I thought about self-organizing messages as well, although the ideas I'm presenting here use a more explicit approach. I am new to the scuttleverse and its concepts, so there might be some obvious flaws in my thoughts. Anyways, here we go:
Nearly everything in the scuttleverse is identified by a unique hash. Message types however use strings as a type. Some quotes from the scuttlebot documentation:
There is no official mechanism for making sure message-types interoperate, except for the documentation which you're reading here. As it becomes clear that new types are coming into common use, we'll add them to this site.
Manually posting information about the intended use to a central place seems primitive compared to the scuttlebot architecture.
To avoid accidental collisions with other applications, it's a good idea to add your org or application name (or both!) to the message type.
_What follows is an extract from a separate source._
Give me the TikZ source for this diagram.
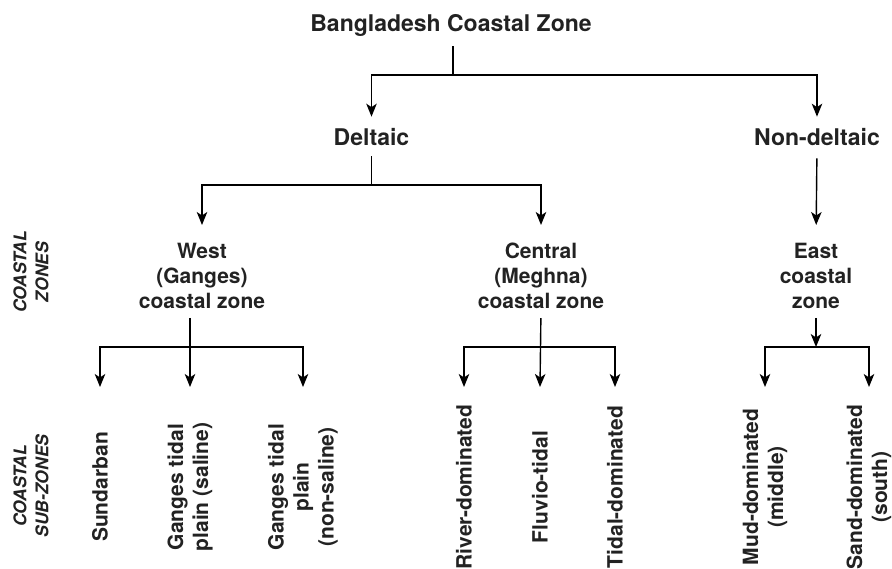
\documentclass[tikz,border=0pt]{standalone}
\usepackage{fontspec}
\setmainfont{TeX Gyre Heros}
\usetikzlibrary{arrows.meta}
\definecolor{ink}{HTML}{222222}
\begin{document}
\begin{tikzpicture}[x=1pt,y=-1pt,
  every node/.style={inner sep=0pt, text=ink},
  head/.style={font=\fontsize{23}{27}\selectfont\bfseries},
  zone/.style={font=\fontsize{21}{25}\selectfont\bfseries, align=center},
  sub/.style={font=\fontsize{21}{25}\selectfont\bfseries, align=center, rotate=90},
  side/.style={font=\fontsize{17.5}{22}\selectfont\bfseries\itshape, align=center, rotate=90},
  wire/.style={line width=1.4pt, draw=black},
  arr/.style={wire, -{Stealth[length=13pt,width=10.5pt,inset=3.5pt]}}]

\useasboundingbox (0,0) rectangle (892,569);

% levels of the hierarchy
\node[head, anchor=base] (top)  at (451,32)  {Bangladesh Coastal Zone};
\node[head, anchor=base] (delt) at (371.5,146) {Deltaic};
\node[head, anchor=base] (nond) at (817,146) {Non-deltaic};

\node[zone, anchor=north] (west) at (202,243) {West\\(Ganges)\\coastal zone};
\node[zone, anchor=north] (cent) at (541,243) {Central\\(Meghna)\\coastal zone};
\node[zone, anchor=north] (east) at (816,243) {East\\coastal\\zone};

% side captions
\node[side] (cz)  at (31,272) {COASTAL\\ZONES};
\node[side] (csz) at (31,486) {COASTAL\\SUB-ZONES};

% sub-zones
\node[sub] (sund)  at (100,487) {Sundarban};
\node[sub] (gsal)  at (190,487) {Ganges tidal\\plain (saline)};
\node[sub] (gnon)  at (303,487) {Ganges tidal\\plain\\(non-saline)};
\node[sub] (river) at (464,487) {River-dominated};
\node[sub] (fluv)  at (540,487) {Fluvio-tidal};
\node[sub] (tidal) at (615,487) {Tidal-dominated};
\node[sub] (mud)   at (765,487) {Mud-dominated\\(middle)};
\node[sub] (sand)  at (869,487) {Sand-dominated\\(south)};

% branch points
\coordinate (j0) at (453,75);
\coordinate (j1) at (371.5,185);
\coordinate (jw) at (190,347);
\coordinate (jc) at (541,347);
\coordinate (je) at (816,347);
\coordinate (tip) at (0,387);

% top level
\draw[wire, shorten <=9pt] (top.south -| j0) -- (j0);
\draw[arr, shorten >=12pt] (j0) -| (delt.north);
\draw[arr, shorten >=12pt] (j0) -| (nond.north);

% second level
\draw[wire, shorten <=10pt] (delt.south) -- (j1);
\draw[arr, shorten >=18pt] (j1) -| (west.north);
\draw[arr, shorten >=18pt] (j1) -| (cent.north);
\draw[arr, shorten <=12pt, shorten >=18pt] (nond.south) -- (east.north);

% west sub-zones
\draw[arr, shorten <=9pt] (west.south -| jw) -- (gsal |- tip);
\draw[arr] (jw) -| (sund |- tip);
\draw[arr] (jw) -| (gnon |- tip);

% central sub-zones
\draw[arr, shorten <=9pt] (cent.south -| jc) -- (fluv |- tip);
\draw[arr] (jc) -| (river |- tip);
\draw[arr] (jc) -| (tidal |- tip);

% east sub-zones
\draw[arr, shorten <=9pt] (east.south -| je) -- (je);
\draw[arr] (je) -| (mud |- tip);
\draw[arr] (je) -| (sand |- tip);
\end{tikzpicture}
\end{document}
We are using a system where everything is uniquely identified by a hash, but the fundamental building block of all communication relies on namespacing?
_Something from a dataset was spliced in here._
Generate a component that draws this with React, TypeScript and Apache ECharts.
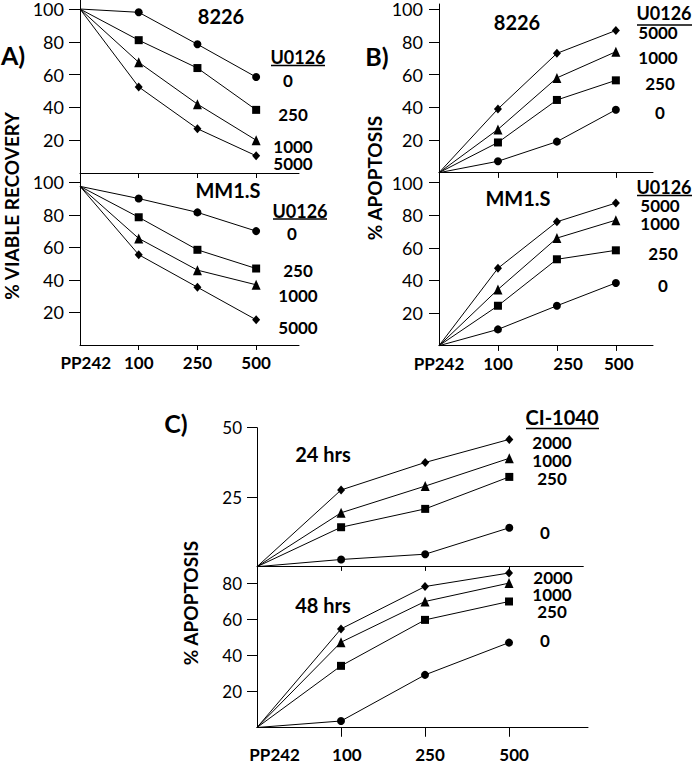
import React, { useEffect, useRef } from "react";
import * as echarts from "echarts";

// ---- data ----
const doseLabels = ["PP242", "100", "250", "500"];

// A) % viable recovery, 8226
const a8226_0 = [100, 98, 78.5, 58.5];
const a8226_250 = [100, 81, 64, 38.5];
const a8226_1000 = [100, 67.5, 42, 20];
const a8226_5000 = [100, 52.5, 27, 10.5];
// A) % viable recovery, MM1.S
const aMM_0 = [97.5, 90, 81.5, 70];
const aMM_250 = [97.5, 78.5, 58.5, 47];
const aMM_1000 = [97.5, 65.5, 46, 37];
const aMM_5000 = [97.5, 55.5, 35.5, 15.5];
// B) % apoptosis, 8226
const b8226_0 = [0, 7, 19, 38.5];
const b8226_250 = [0, 18.5, 44.5, 56.5];
const b8226_1000 = [0, 26.5, 58, 74];
const b8226_5000 = [0, 39, 73, 87];
// B) % apoptosis, MM1.S
const bMM_0 = [0, 10, 24.5, 38.5];
const bMM_250 = [0, 24.5, 53, 58.5];
const bMM_1000 = [0, 34.5, 66, 77];
const bMM_5000 = [0, 47.5, 76, 87.5];
// C) % apoptosis, 24 hrs
const c24_0 = [0, 2.6, 4.5, 14];
const c24_250 = [0, 14.2, 20.8, 32.3];
const c24_1000 = [0, 19.4, 29, 39];
const c24_2000 = [0, 27.6, 37.5, 45.8];
// C) % apoptosis, 48 hrs
const c48_0 = [0, 3.6, 29.2, 47.1];
const c48_250 = [0, 34.2, 59.7, 69.9];
const c48_1000 = [0, 47.3, 69.9, 80.1];
const c48_2000 = [0, 54.7, 78.2, 85.7];

const yTicksAB = [20, 40, 60, 80, 100];
const yTicksC24 = [25, 50];
const yTicksC48 = [20, 40, 60, 80];

const FONT = "Lato, 'Open Sans', sans-serif";

type Panel = {
  left: number; top: number; width: number; height: number;
  xMax: number; yMax: number; yTicks: number[];
  xLabels: boolean; xLabelPos: number[]; xLabelMargin: number;
  xTickLen: number; yTickLen: number; yLabelShift: number; yLabelSize: number;
  yLabelMargin: number;
};

const panels: Panel[] = [
  { left: 80, top: 0, width: 219, height: 173, xMax: 3.73, yMax: 105.5, yTicks: yTicksAB, xLabels: false, xLabelPos: [0, 1, 2, 3], xLabelMargin: 10, xTickLen: 5, yTickLen: 11, yLabelShift: 4, yLabelSize: 18, yLabelMargin: 16 },
  { left: 80, top: 173, width: 219, height: 172, xMax: 3.73, yMax: 105.7, yTicks: yTicksAB, xLabels: true, xLabelPos: [0.1, 1, 2, 3], xLabelMargin: 9, xTickLen: 5, yTickLen: 11, yLabelShift: 4, yLabelSize: 18, yLabelMargin: 16 },
  { left: 439, top: 4, width: 214, height: 168.7, xMax: 3.63, yMax: 103.2, yTicks: yTicksAB, xLabels: false, xLabelPos: [0, 1, 2, 3], xLabelMargin: 9, xTickLen: 5, yTickLen: 10, yLabelShift: 4, yLabelSize: 18, yLabelMargin: 16 },
  { left: 439, top: 172.7, width: 214, height: 173, xMax: 3.63, yMax: 106.1, yTicks: yTicksAB, xLabels: true, xLabelPos: [0, 1, 2.19, 3.05], xLabelMargin: 9, xTickLen: 5, yTickLen: 10, yLabelShift: 4, yLabelSize: 18, yLabelMargin: 16 },
  { left: 257, top: 427.7, width: 326.3, height: 139, xMax: 3.88, yMax: 50, yTicks: yTicksC24, xLabels: false, xLabelPos: [0, 1, 2, 3], xLabelMargin: 19, xTickLen: 4, yTickLen: 10, yLabelShift: 7, yLabelSize: 17, yLabelMargin: 15 },
  { left: 257, top: 566.7, width: 331, height: 160.8, xMax: 3.94, yMax: 89.2, yTicks: yTicksC48, xLabels: true, xLabelPos: [0.21, 1.07, 2.06, 3.06], xLabelMargin: 18, xTickLen: 9, yTickLen: 10, yLabelShift: 2, yLabelSize: 17, yLabelMargin: 15 },
];

const panelSeries: number[][][] = [
  [a8226_0, a8226_250, a8226_1000, a8226_5000],
  [aMM_0, aMM_250, aMM_1000, aMM_5000],
  [b8226_0, b8226_250, b8226_1000, b8226_5000],
  [bMM_0, bMM_250, bMM_1000, bMM_5000],
  [c24_0, c24_250, c24_1000, c24_2000],
  [c48_0, c48_250, c48_1000, c48_2000],
];

const symbols = ["circle", "rect", "triangle", "diamond"];
const symbolSizes: any[] = [8, 8, [9, 10], [8, 9]];

function txt(text: string, x: number, y: number, size: number, bold = true, extra: any = {}) {
  return {
    type: "text",
    x, y,
    silent: true,
    z: 10,
    ...extra,
    style: {
      text,
      x: 0, y: 0,
      fill: "#000",
      font: `${bold ? "bold " : ""}${size}px ${FONT}`,
      textAlign: "center",
      textVerticalAlign: "middle",
    },
  };
}

function uline(x1: number, x2: number, y: number) {
  return { type: "line", silent: true, z: 10, shape: { x1, y1: y, x2, y2: y }, style: { stroke: "#000", lineWidth: 1.5 } };
}

function buildOption() {
  const grid: any[] = [];
  const xAxis: any[] = [];
  const yAxis: any[] = [];
  const series: any[] = [];
  panels.forEach((p, gi) => {
    grid.push({ left: p.left, top: p.top, width: p.width, height: p.height, containLabel: false });
    const baseX = {
      type: "value", gridIndex: gi, min: 0, max: p.xMax,
      splitLine: { show: false },
    };
    xAxis.push({
      ...baseX,
      axisLine: { show: true, onZero: false, lineStyle: { color: "#000", width: 1 } },
      axisTick: { show: true, customValues: [1, 2, 3], length: p.xTickLen, lineStyle: { color: "#000", width: 1 } },
      axisLabel: {
        show: p.xLabels,
        customValues: p.xLabelPos,
        formatter: (v: number) => doseLabels[Math.round(v)] ?? "",
        margin: p.xLabelMargin,
        color: "#000",
        fontFamily: FONT,
        fontWeight: "bold",
        fontSize: 17,
      },
    });
    xAxis.push({
      ...baseX,
      axisLine: { show: false },
      axisTick: { show: true, inside: true, customValues: [1, 2, 3], length: p.xTickLen, lineStyle: { color: "#000", width: 1 } },
      axisLabel: { show: false },
    });
    const baseY = {
      type: "value", gridIndex: gi, min: 0, max: p.yMax,
      splitLine: { show: false },
    };
    yAxis.push({
      ...baseY,
      axisLine: { show: true, onZero: false, lineStyle: { color: "#000", width: 1 } },
      axisTick: { show: true, customValues: p.yTicks, length: p.yTickLen, lineStyle: { color: "#000", width: 1 } },
      axisLabel: {
        show: true,
        customValues: p.yTicks,
        margin: p.yLabelMargin,
        color: "#000",
        fontFamily: FONT,
        fontSize: p.yLabelSize,
        padding: [p.yLabelShift * 2, 0, 0, 0],
      },
    });
    yAxis.push({
      ...baseY,
      axisLine: { show: false },
      axisTick: { show: true, inside: true, customValues: p.yTicks, length: p.yTickLen, lineStyle: { color: "#000", width: 1 } },
      axisLabel: { show: false },
    });
    panelSeries[gi].forEach((vals, si) => {
      series.push({
        type: "line",
        xAxisIndex: gi * 2,
        yAxisIndex: gi * 2,
        data: vals.map((v, i) => (i === 0 ? { value: [i, v], symbol: "none" } : { value: [i, v] })),
        symbol: symbols[si],
        symbolSize: symbolSizes[si],
        showSymbol: true,
        lineStyle: { color: "#000", width: 1 },
        itemStyle: { color: "#000", borderWidth: 0 },
        silent: true,
        z: 3,
      });
    });
  });

  const graphic: any[] = [
    // panel letters
    txt("A)", 13, 55, 25),
    txt("B)", 377, 56, 25),
    txt("C)", 176, 423, 25),
    // y titles
    txt("% VIABLE RECOVERY", 11, 206, 19, true, { rotation: Math.PI / 2 }),
    txt("% APOPTOSIS", 374, 178, 19, true, { rotation: Math.PI / 2 }),
    txt("% APOPTOSIS", 190, 603, 19, true, { rotation: Math.PI / 2 }),
    // A top
    txt("8226", 221, 16, 20),
    txt("U0126", 298, 57, 18), uline(271, 325, 65.5),
    txt("0", 288, 80, 17),
    txt("250", 293, 114, 17),
    txt("1000", 293, 146, 17),
    txt("5000", 293, 163, 17),
    // A bottom
    txt("MM1.S", 228, 190, 20),
    txt("U0126", 300, 211, 18), uline(273, 327, 219),
    txt("0", 292, 233, 17),
    txt("250", 298, 270, 17),
    txt("1000", 298, 295, 17),
    txt("5000", 298, 327, 17),
    // B top
    txt("8226", 517, 22, 20),
    txt("U0126", 664, 13, 18), uline(637, 692, 25),
    txt("5000", 658, 32, 17),
    txt("1000", 658, 57, 17),
    txt("250", 660, 83, 17),
    txt("0", 660, 112, 17),
    // B bottom
    txt("MM1.S", 518, 198, 20),
    txt("U0126", 664, 187, 18), uline(637, 692, 195.5),
    txt("5000", 660, 205, 17),
    txt("1000", 660, 223, 17),
    txt("250", 663, 253, 17),
    txt("0", 663, 285, 17),
    // C top
    txt("24 hrs", 323, 454, 20),
    txt("CI-1040", 562, 417, 20), uline(526, 599, 428.5),
    txt("2000", 552, 442, 17),
    txt("1000", 552, 460, 17),
    txt("250", 552, 478, 17),
    txt("0", 545, 532, 17),
    // C bottom
    txt("48 hrs", 323, 605, 20),
    txt("2000", 553, 577, 17),
    txt("1000", 552, 594, 17),
    txt("250", 552, 611, 17),
    txt("0", 545, 640, 17),
  ];

  return {
    animation: false,
    backgroundColor: "#fff",
    grid,
    xAxis,
    yAxis,
    series,
    graphic,
  };
}

export default function App() {
  const ref = useRef<HTMLDivElement>(null);
  useEffect(() => {
    if (!ref.current) return;
    const chart = echarts.init(ref.current, undefined, { renderer: "svg" });
    chart.setOption(buildOption() as any);
    return () => chart.dispose();
  }, []);
  return (
    <div
      ref={ref}
      style={{ position: "absolute", left: 0, top: 0, width: 693, height: 763, background: "#fff" }}
    />
  );
}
This seems to be such a fundamental decision, that I'll just assume you had good reasons to chose the current system instead of hash message types. But even with string identifiers, it would be nice to come up with a self-organizing system. The meaning of messages should not be dictated up-front, but rather through their usage. One way of achieving this, would be to represent message types and message consumers (e.g. frontends like patchwork, or maybe patchbay plugins/modules) in the scuttleverse. Just like smalltalk uses objects to represent language concepts themselves (classes, control-flow, etc.) at runtime, the scuttleverse could use messages to represent message types and consumers.
For example, somebody might add a message-entity to the scuttleverse, which represents a move in a tic-tac-toe game. This entity consists of nothing but its identifier. Next, I might write a GUI frontend for playing tic-tac-toe via scuttlebut. I'd add a consumer-entity to the scuttleverse, which represents the frontend. This entity can refer to the tac-tac-toe message-entity, and claim that it uses the following fields of such a message: game
, àctivePlayer
and position
. Additionally, the consumer-entity could provide human-readable information about how it interprets these fields. Of course, nobody forces me to set up the message-entity, or to be truthful in which fields it claims to use.
Other consumers might expect different fields in a tic-tac-toe message, or they might only consume a subset of fields. Every tool can still interpret messages as it sees fit. But by querying which tools accept which messages, and what they expect of these messages, we get a self-description of the system.
Another interesting dimension to this is that users could publish statements such as I use these consumers to handle this message-entity
. This gives credibility to the message-consumer's claims on how it deals with messages. At this point, we could build some pretty interesting (and useful) features for scuttleverse clients. If a friend sends me a message, but my client does not know how to handle it, it could look up which consumer the friend would use to handle the message. Then, it could recommend me to install this consumer. This would be especially powerful for plugin-based clients (i.e. patchbay).
Finally, the message types for describing message-entities and message-consumers would be message-entities themselves. There is no need to add any of this on the protocol level, you would just add some messages. Which happen to be interpreted as a meta-description.
Nobody would be forced to use this, you could simply ignore the whole thing. I just believe that having a self-aware, reflective ecosystem of message-entities and message-consumers would make for a healthy, robust and extensible system. For example, if you want to write an alternative frontend with overlapping functionality with other frontends, you can query the system itself on how existing messages should be handled, rather than looking up disparate sources of documentation.